Mit ihrer kostbaren Ladung bogen sie am frühen Abend auf einen ihnen bekannten Feldweg ab und hielten an einer Kreuzung, an der nach Überzeugung des Gerichts bereits der unbekannte Komplize wartete. Innerhalb von nur knapp zweieinhalb Minuten wurde das Geld umgeladen, wahrscheinlich in einen zweiten Transporter. Dann warteten die Männer kurz, bevor sie den Notruf absetzten - "dem gemeinsamen Tatplan entsprechend", wie der Richter sagte.
Vor Gericht beteuerten die beiden angeklagten einstigen Mitarbeiter der privaten Sicherheitsfirma stets ihre Unschuld, das Urteil nahmen sie aber ohne sichtbare Regung zur Kenntnis.
Auch die Verteidiger der Männer hatten die Schuld ihrer Mandanten im Prozess nicht als erwiesen angesehen und gefordert, die beiden Männer freizusprechen.
Die Kammer hingegen sprach von "Schutzbehauptungen" der Männer, von einer "Kette von Indizien" und sich widersprechenden Aussagen. "Es leuchtet schlicht und einfach nicht ein", sagte der Richter unter anderem zur Frage, warum einer der angeklagten Männer keinen "stillen Alarm" ausgelöst habe. Außerdem widerspreche ein Radfahrer, der den Tatort passiert habe, deutlich den Schilderungen der Männer.
Wenige ähnliche Fälle
Sogenannte Innentäterschaften in Form von vorgetäuschten Überfällen kommen laut Bundesvereinigung Deutscher Geld- und Wertdienste (BDGW) wiederholt vor. Es geht aber um vergleichsweise wenige Fälle. Laut Statistik des Bundeskriminalamts wurden im Jahr 2023 bundesweit vier gesicherte Spezialtransporte überfallen, alle Versuche blieben demnach erfolglos.
In Baden-Württemberg wurde laut Landeskriminalamt in den Jahren 2022 und 2023 kein einziger Fall registriert. "Die Fallzahlen im Bereich dieses Kriminalitätsphänomens bewegen sich seit Jahren konstant auf einem sehr niedrigen Niveau", teilte das LKA mit.

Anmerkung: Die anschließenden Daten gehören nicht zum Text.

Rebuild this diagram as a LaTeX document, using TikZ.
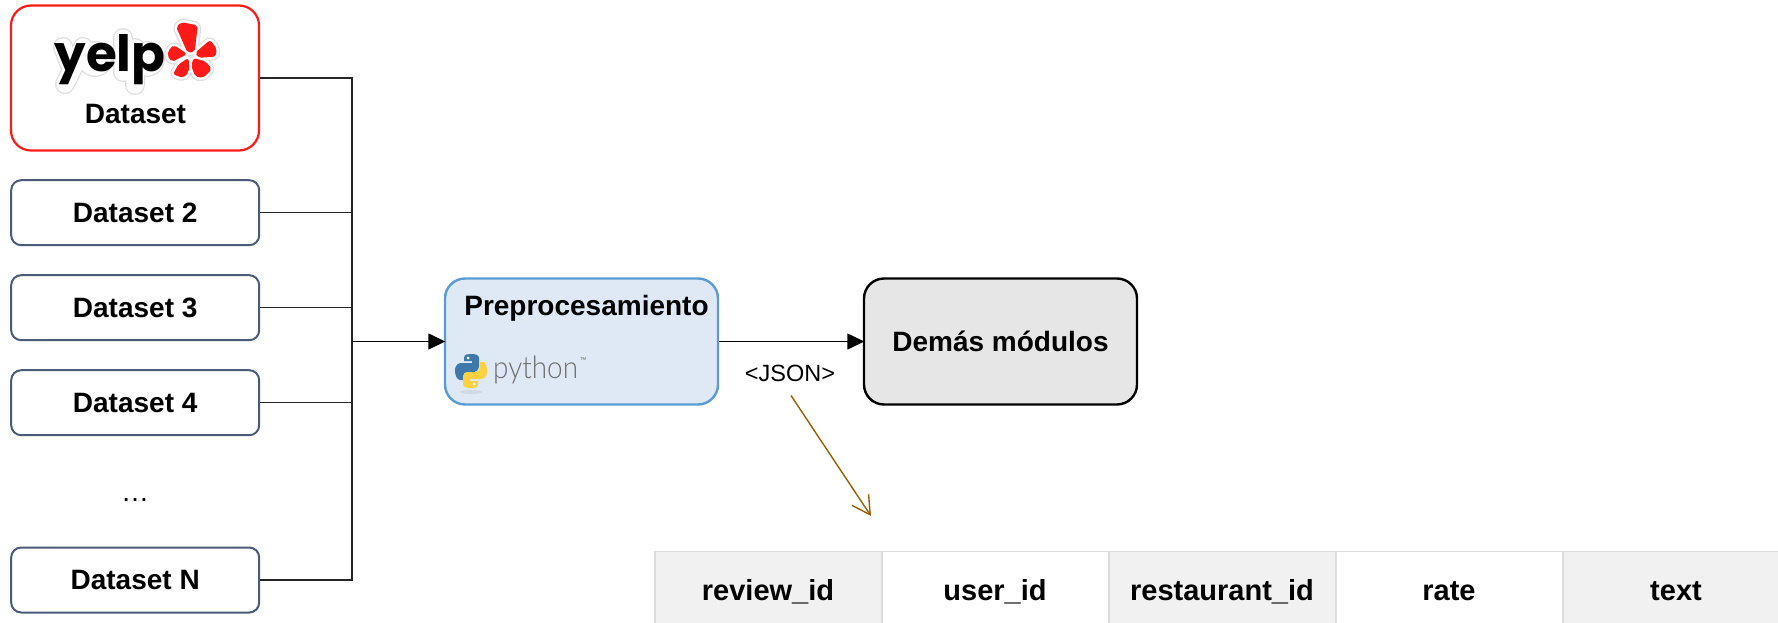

Das habe vor allem mit den strengen Vorschriften für die Mitarbeiter und mit den schärferen Sicherheitsrichtlinien zu tun, sagte BDGW-Sprecherin Silke Zöller. Die Fahrzeuge seien gepanzert und sicher. "Steigen die Mitarbeiter nicht aus, ist die Wahrscheinlichkeit eines erfolgreichen Überfalls extrem niedrig", sagte sie. Selbst bei einer Panne des Transporters sei es Vorschrift, sitzenzubleiben und die Polizei zu rufen.